### [Task description]
Word for word, restate every line of the material.

### [Source material]

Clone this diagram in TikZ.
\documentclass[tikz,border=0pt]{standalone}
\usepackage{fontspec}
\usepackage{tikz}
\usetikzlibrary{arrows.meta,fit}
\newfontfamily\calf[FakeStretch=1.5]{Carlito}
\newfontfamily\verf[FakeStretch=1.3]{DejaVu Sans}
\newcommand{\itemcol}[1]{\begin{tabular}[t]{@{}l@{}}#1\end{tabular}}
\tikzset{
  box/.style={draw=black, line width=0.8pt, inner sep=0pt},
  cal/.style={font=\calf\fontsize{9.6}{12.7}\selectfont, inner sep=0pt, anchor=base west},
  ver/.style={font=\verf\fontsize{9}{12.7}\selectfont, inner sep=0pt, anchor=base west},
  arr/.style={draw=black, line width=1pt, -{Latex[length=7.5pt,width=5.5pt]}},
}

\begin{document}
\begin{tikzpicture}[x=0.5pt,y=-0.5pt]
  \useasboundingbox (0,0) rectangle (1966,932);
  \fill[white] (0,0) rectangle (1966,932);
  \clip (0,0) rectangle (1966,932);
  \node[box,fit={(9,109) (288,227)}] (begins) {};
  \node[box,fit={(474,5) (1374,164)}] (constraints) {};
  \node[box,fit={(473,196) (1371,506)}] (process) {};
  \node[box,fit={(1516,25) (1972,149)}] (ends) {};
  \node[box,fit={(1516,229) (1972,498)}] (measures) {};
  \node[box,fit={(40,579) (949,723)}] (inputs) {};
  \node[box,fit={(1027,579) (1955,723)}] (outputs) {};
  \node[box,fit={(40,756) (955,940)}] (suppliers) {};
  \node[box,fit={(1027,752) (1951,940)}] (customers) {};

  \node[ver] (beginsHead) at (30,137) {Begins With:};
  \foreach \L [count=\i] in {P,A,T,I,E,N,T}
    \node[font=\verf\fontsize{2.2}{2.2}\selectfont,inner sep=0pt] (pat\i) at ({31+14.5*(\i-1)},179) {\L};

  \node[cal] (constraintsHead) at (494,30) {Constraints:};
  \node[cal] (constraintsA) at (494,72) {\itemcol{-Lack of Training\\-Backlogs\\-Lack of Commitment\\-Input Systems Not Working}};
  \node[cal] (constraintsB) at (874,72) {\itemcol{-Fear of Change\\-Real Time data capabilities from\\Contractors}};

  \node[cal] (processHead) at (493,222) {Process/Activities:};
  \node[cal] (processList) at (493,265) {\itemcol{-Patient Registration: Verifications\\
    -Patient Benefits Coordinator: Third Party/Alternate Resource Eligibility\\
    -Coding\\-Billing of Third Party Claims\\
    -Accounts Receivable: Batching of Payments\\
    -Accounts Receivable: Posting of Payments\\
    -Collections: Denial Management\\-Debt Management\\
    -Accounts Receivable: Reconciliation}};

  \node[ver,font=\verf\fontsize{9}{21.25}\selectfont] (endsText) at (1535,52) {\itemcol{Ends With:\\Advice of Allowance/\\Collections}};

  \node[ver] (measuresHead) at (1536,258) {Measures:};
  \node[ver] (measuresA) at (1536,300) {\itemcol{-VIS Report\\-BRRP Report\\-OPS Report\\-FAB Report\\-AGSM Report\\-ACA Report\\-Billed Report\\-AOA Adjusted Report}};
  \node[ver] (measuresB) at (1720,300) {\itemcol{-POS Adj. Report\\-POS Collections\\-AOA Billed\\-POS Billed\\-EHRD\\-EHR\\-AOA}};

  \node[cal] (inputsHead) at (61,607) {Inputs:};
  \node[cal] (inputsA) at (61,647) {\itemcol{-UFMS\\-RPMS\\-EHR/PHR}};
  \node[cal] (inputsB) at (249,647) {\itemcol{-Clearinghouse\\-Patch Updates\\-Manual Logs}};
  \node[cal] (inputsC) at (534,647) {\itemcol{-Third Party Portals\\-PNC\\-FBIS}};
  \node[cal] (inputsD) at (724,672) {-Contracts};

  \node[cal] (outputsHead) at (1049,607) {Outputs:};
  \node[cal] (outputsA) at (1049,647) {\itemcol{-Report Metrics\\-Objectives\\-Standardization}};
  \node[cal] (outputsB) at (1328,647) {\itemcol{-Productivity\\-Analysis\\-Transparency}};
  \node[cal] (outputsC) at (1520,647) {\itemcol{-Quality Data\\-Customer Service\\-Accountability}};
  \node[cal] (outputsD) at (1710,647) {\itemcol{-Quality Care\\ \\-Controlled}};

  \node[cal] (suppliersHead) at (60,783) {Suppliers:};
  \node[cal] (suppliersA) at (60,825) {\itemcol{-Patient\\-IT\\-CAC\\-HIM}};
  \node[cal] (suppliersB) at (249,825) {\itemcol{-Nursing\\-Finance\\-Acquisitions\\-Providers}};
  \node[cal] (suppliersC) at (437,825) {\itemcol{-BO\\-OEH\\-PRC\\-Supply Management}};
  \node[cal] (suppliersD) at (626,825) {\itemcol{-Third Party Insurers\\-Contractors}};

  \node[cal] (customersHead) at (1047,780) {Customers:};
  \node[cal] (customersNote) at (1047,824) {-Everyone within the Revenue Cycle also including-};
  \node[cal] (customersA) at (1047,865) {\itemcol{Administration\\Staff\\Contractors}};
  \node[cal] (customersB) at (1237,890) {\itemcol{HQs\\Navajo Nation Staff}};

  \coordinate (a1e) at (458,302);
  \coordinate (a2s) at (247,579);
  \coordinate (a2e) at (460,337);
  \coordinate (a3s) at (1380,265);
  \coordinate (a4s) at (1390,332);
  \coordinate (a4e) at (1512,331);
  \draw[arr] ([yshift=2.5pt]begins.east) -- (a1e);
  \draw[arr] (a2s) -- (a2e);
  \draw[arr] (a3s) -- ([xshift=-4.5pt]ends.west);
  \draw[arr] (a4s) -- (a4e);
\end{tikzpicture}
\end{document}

### [Solution to this problem]
Clone this diagram in TikZ.
\documentclass[tikz,border=0pt]{standalone}
\usepackage{fontspec}
\usepackage{tikz}
\usetikzlibrary{arrows.meta,fit}
\newfontfamily\calf[FakeStretch=1.5]{Carlito}
\newfontfamily\verf[FakeStretch=1.3]{DejaVu Sans}
\newcommand{\itemcol}[1]{\begin{tabular}[t]{@{}l@{}}#1\end{tabular}}
\tikzset{
  box/.style={draw=black, line width=0.8pt, inner sep=0pt},
  cal/.style={font=\calf\fontsize{9.6}{12.7}\selectfont, inner sep=0pt, anchor=base west},
  ver/.style={font=\verf\fontsize{9}{12.7}\selectfont, inner sep=0pt, anchor=base west},
  arr/.style={draw=black, line width=1pt, -{Latex[length=7.5pt,width=5.5pt]}},
}

\begin{document}
\begin{tikzpicture}[x=0.5pt,y=-0.5pt]
  \useasboundingbox (0,0) rectangle (1966,932);
  \fill[white] (0,0) rectangle (1966,932);
  \clip (0,0) rectangle (1966,932);
  \node[box,fit={(9,109) (288,227)}] (begins) {};
  \node[box,fit={(474,5) (1374,164)}] (constraints) {};
  \node[box,fit={(473,196) (1371,506)}] (process) {};
  \node[box,fit={(1516,25) (1972,149)}] (ends) {};
  \node[box,fit={(1516,229) (1972,498)}] (measures) {};
  \node[box,fit={(40,579) (949,723)}] (inputs) {};
  \node[box,fit={(1027,579) (1955,723)}] (outputs) {};
  \node[box,fit={(40,756) (955,940)}] (suppliers) {};
  \node[box,fit={(1027,752) (1951,940)}] (customers) {};

  \node[ver] (beginsHead) at (30,137) {Begins With:};
  \foreach \L [count=\i] in {P,A,T,I,E,N,T}
    \node[font=\verf\fontsize{2.2}{2.2}\selectfont,inner sep=0pt] (pat\i) at ({31+14.5*(\i-1)},179) {\L};

  \node[cal] (constraintsHead) at (494,30) {Constraints:};
  \node[cal] (constraintsA) at (494,72) {\itemcol{-Lack of Training\\-Backlogs\\-Lack of Commitment\\-Input Systems Not Working}};
  \node[cal] (constraintsB) at (874,72) {\itemcol{-Fear of Change\\-Real Time data capabilities from\\Contractors}};

  \node[cal] (processHead) at (493,222) {Process/Activities:};
  \node[cal] (processList) at (493,265) {\itemcol{-Patient Registration: Verifications\\
    -Patient Benefits Coordinator: Third Party/Alternate Resource Eligibility\\
    -Coding\\-Billing of Third Party Claims\\
    -Accounts Receivable: Batching of Payments\\
    -Accounts Receivable: Posting of Payments\\
    -Collections: Denial Management\\-Debt Management\\
    -Accounts Receivable: Reconciliation}};

  \node[ver,font=\verf\fontsize{9}{21.25}\selectfont] (endsText) at (1535,52) {\itemcol{Ends With:\\Advice of Allowance/\\Collections}};

  \node[ver] (measuresHead) at (1536,258) {Measures:};
  \node[ver] (measuresA) at (1536,300) {\itemcol{-VIS Report\\-BRRP Report\\-OPS Report\\-FAB Report\\-AGSM Report\\-ACA Report\\-Billed Report\\-AOA Adjusted Report}};
  \node[ver] (measuresB) at (1720,300) {\itemcol{-POS Adj. Report\\-POS Collections\\-AOA Billed\\-POS Billed\\-EHRD\\-EHR\\-AOA}};

  \node[cal] (inputsHead) at (61,607) {Inputs:};
  \node[cal] (inputsA) at (61,647) {\itemcol{-UFMS\\-RPMS\\-EHR/PHR}};
  \node[cal] (inputsB) at (249,647) {\itemcol{-Clearinghouse\\-Patch Updates\\-Manual Logs}};
  \node[cal] (inputsC) at (534,647) {\itemcol{-Third Party Portals\\-PNC\\-FBIS}};
  \node[cal] (inputsD) at (724,672) {-Contracts};

  \node[cal] (outputsHead) at (1049,607) {Outputs:};
  \node[cal] (outputsA) at (1049,647) {\itemcol{-Report Metrics\\-Objectives\\-Standardization}};
  \node[cal] (outputsB) at (1328,647) {\itemcol{-Productivity\\-Analysis\\-Transparency}};
  \node[cal] (outputsC) at (1520,647) {\itemcol{-Quality Data\\-Customer Service\\-Accountability}};
  \node[cal] (outputsD) at (1710,647) {\itemcol{-Quality Care\\ \\-Controlled}};

  \node[cal] (suppliersHead) at (60,783) {Suppliers:};
  \node[cal] (suppliersA) at (60,825) {\itemcol{-Patient\\-IT\\-CAC\\-HIM}};
  \node[cal] (suppliersB) at (249,825) {\itemcol{-Nursing\\-Finance\\-Acquisitions\\-Providers}};
  \node[cal] (suppliersC) at (437,825) {\itemcol{-BO\\-OEH\\-PRC\\-Supply Management}};
  \node[cal] (suppliersD) at (626,825) {\itemcol{-Third Party Insurers\\-Contractors}};

  \node[cal] (customersHead) at (1047,780) {Customers:};
  \node[cal] (customersNote) at (1047,824) {-Everyone within the Revenue Cycle also including-};
  \node[cal] (customersA) at (1047,865) {\itemcol{Administration\\Staff\\Contractors}};
  \node[cal] (customersB) at (1237,890) {\itemcol{HQs\\Navajo Nation Staff}};

  \coordinate (a1e) at (458,302);
  \coordinate (a2s) at (247,579);
  \coordinate (a2e) at (460,337);
  \coordinate (a3s) at (1380,265);
  \coordinate (a4s) at (1390,332);
  \coordinate (a4e) at (1512,331);
  \draw[arr] ([yshift=2.5pt]begins.east) -- (a1e);
  \draw[arr] (a2s) -- (a2e);
  \draw[arr] (a3s) -- ([xshift=-4.5pt]ends.west);
  \draw[arr] (a4s) -- (a4e);
\end{tikzpicture}
\end{document}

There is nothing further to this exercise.